_Aim_.
Give back only the lines in the records below from the one with "Emit a Python" to the one with "plt.rcParams['axes.unicode_minus'] = False", both inclusive, word for word.

_Supplied material_.
■ ■ ■ ■ ■ ■ ■
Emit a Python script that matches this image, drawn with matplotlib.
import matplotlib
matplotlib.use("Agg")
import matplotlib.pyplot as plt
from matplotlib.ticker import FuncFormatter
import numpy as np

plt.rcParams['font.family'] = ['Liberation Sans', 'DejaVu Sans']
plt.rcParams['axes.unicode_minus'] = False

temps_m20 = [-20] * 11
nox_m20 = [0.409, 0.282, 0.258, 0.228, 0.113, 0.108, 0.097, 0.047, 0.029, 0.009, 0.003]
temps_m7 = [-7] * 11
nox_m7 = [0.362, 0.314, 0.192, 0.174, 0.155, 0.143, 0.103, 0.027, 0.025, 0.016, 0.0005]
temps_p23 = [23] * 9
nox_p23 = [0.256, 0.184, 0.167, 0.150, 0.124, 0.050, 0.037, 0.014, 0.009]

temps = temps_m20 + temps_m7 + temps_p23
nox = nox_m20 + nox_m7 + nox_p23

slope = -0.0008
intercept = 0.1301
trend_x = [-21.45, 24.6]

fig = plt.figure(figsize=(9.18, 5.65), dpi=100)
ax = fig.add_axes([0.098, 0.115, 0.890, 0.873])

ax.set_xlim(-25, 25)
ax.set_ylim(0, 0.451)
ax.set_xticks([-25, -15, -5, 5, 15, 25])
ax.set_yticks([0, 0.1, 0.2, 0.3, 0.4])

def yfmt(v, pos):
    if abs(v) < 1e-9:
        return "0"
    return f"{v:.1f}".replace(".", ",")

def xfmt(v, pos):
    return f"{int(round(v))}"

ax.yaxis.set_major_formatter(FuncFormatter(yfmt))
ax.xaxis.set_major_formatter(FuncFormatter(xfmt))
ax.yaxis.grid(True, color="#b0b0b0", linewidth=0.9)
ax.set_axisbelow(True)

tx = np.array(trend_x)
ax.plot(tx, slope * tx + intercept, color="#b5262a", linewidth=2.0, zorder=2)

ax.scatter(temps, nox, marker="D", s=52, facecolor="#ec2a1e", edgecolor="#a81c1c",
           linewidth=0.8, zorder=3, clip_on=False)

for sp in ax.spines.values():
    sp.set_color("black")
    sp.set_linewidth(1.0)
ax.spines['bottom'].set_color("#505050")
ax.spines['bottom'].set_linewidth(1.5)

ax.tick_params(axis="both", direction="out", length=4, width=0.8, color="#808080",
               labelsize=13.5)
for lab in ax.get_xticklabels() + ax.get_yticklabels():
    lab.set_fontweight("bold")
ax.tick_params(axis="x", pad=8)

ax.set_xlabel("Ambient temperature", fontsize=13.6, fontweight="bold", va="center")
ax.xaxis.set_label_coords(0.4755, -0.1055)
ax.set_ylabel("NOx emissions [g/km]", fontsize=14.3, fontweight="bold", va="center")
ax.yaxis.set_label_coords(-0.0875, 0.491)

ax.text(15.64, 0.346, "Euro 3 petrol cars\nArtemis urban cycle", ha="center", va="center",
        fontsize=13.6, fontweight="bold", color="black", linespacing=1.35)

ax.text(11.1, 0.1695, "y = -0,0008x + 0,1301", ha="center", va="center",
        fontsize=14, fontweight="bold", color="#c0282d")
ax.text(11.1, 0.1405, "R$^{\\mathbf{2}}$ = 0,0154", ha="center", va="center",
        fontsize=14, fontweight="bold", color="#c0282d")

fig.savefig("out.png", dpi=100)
■ ■ ■ ■ ■ ■ ■
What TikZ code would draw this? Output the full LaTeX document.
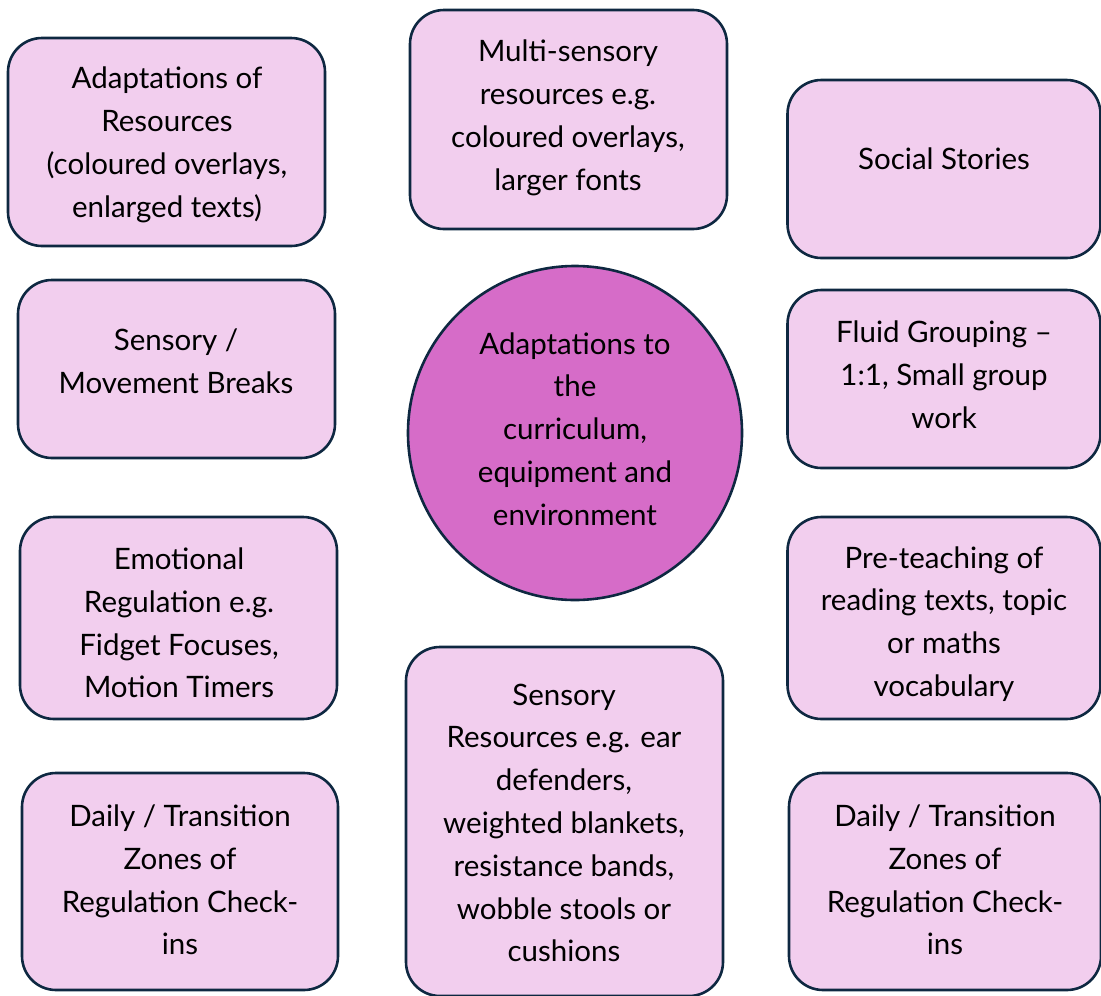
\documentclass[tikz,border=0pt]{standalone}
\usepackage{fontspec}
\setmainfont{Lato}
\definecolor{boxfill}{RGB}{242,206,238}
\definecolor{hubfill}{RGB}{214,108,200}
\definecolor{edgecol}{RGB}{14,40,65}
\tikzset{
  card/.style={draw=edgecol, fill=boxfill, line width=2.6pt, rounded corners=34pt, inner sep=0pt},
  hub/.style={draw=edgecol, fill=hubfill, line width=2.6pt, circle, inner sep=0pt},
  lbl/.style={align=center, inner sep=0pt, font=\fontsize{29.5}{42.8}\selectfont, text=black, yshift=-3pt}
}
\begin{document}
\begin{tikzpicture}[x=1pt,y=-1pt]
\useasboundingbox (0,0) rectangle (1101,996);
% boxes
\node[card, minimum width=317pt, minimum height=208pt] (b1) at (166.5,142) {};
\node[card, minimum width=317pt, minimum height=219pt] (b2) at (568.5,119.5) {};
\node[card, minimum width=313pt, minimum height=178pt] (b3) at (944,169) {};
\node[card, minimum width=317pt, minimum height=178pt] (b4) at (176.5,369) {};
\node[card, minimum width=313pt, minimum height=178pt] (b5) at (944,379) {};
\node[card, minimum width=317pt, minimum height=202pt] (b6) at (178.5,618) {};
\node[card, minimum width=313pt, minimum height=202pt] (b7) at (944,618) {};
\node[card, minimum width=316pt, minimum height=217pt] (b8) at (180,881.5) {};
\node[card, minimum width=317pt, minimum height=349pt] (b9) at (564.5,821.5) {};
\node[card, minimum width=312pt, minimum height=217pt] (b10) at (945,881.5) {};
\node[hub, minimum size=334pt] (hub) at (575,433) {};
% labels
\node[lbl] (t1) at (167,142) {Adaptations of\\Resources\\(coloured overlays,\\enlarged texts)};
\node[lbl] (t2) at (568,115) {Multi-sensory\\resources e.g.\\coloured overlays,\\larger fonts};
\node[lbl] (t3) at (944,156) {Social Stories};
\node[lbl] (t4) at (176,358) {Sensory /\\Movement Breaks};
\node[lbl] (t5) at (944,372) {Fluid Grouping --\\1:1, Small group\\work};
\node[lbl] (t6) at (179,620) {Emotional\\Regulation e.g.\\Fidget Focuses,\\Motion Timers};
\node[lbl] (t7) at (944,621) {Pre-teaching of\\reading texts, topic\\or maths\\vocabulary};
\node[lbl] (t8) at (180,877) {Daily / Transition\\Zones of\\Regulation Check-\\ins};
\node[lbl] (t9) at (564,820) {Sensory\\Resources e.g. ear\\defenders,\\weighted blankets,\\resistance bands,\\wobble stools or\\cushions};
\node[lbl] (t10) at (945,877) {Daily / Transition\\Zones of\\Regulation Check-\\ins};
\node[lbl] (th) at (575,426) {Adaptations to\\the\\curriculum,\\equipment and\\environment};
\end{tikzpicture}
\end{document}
■ ■ ■ ■ ■ ■ ■
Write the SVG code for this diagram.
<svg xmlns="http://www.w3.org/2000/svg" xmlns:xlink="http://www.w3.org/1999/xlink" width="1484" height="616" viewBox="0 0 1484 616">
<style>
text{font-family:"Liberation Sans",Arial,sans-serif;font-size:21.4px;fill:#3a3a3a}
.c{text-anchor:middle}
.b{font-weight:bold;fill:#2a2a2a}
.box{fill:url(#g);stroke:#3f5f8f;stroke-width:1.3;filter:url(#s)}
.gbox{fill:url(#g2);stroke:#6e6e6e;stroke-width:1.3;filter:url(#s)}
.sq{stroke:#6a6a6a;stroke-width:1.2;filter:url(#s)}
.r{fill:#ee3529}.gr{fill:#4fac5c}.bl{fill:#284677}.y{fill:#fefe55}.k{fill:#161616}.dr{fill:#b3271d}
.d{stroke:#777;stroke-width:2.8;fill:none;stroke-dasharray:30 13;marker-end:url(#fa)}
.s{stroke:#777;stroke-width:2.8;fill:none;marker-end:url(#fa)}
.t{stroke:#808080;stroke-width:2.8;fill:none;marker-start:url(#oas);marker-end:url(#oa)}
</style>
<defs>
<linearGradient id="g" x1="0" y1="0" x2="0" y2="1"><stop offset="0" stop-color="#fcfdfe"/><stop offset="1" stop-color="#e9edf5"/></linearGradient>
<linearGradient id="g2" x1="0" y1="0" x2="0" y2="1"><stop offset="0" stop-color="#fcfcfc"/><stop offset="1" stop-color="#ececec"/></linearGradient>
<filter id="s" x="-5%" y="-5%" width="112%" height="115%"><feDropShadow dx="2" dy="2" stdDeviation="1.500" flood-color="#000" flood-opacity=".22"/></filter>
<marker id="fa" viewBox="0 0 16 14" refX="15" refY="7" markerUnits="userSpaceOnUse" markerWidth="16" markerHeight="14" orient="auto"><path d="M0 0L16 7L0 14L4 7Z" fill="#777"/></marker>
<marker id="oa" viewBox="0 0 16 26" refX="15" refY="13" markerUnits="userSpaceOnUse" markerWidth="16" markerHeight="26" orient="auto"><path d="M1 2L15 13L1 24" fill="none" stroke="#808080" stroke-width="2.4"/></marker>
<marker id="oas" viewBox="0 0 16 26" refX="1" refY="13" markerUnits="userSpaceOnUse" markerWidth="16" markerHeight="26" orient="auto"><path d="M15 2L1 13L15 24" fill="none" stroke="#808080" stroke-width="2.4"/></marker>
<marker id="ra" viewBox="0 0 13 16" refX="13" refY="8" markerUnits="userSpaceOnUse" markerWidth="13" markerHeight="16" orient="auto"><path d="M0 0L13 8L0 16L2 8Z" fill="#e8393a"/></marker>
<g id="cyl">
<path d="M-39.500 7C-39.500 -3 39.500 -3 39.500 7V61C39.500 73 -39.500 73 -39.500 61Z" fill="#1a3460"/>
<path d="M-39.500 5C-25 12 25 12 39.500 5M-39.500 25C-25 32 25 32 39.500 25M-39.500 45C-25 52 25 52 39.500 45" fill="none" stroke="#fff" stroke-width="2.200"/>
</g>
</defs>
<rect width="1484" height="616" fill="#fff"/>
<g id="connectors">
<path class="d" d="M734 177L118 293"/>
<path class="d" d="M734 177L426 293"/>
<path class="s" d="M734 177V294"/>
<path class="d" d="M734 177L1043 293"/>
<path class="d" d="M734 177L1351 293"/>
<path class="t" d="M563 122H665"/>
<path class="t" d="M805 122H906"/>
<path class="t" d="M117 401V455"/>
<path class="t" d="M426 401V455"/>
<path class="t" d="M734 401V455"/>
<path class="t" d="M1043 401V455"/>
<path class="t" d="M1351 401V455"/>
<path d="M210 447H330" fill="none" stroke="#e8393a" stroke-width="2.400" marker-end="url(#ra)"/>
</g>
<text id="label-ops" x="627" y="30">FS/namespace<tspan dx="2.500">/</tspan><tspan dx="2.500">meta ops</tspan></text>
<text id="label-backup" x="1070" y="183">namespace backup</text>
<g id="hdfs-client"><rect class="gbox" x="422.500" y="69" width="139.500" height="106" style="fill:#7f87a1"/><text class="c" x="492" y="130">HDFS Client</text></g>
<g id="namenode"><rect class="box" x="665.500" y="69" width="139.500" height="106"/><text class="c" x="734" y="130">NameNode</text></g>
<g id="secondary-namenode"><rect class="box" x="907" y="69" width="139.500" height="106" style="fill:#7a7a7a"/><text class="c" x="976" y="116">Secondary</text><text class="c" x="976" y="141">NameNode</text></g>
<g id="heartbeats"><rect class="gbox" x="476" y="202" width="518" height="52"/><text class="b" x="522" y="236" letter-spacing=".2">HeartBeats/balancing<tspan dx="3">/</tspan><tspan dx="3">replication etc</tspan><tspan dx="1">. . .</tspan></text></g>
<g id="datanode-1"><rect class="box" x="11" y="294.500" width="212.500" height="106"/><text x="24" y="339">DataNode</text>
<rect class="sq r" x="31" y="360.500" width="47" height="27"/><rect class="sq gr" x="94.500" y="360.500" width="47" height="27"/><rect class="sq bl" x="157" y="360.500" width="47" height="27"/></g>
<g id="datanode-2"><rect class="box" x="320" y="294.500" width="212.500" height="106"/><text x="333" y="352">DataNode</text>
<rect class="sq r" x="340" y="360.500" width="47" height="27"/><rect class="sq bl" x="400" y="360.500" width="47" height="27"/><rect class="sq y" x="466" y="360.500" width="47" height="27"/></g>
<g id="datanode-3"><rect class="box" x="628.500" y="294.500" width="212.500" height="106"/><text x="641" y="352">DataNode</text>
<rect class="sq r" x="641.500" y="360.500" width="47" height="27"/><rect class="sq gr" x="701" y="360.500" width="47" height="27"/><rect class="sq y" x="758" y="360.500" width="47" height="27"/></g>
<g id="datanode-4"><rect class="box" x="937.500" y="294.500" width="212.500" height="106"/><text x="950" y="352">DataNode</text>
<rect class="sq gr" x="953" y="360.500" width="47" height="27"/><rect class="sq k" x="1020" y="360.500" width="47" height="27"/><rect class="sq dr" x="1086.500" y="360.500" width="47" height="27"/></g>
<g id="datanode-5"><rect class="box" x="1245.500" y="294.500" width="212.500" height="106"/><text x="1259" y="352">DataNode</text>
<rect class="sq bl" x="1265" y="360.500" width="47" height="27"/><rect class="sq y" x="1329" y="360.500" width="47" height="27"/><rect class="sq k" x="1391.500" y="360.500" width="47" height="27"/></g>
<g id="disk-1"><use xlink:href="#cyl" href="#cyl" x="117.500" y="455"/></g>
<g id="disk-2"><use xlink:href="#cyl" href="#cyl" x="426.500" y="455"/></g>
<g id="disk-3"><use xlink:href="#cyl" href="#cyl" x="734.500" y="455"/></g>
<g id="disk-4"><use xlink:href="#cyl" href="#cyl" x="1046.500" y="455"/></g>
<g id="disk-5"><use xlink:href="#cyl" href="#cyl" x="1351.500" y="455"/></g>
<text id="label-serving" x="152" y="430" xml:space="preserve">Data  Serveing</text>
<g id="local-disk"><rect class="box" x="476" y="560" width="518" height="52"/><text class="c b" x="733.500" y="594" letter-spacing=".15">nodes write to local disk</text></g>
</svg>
■ ■ ■ ■ ■ ■ ■
_Response to the exercise_.
Emit a Python script that matches this image, drawn with matplotlib.
import matplotlib
matplotlib.use("Agg")
import matplotlib.pyplot as plt
from matplotlib.ticker import FuncFormatter
import numpy as np

plt.rcParams['font.family'] = ['Liberation Sans', 'DejaVu Sans']
plt.rcParams['axes.unicode_minus'] = False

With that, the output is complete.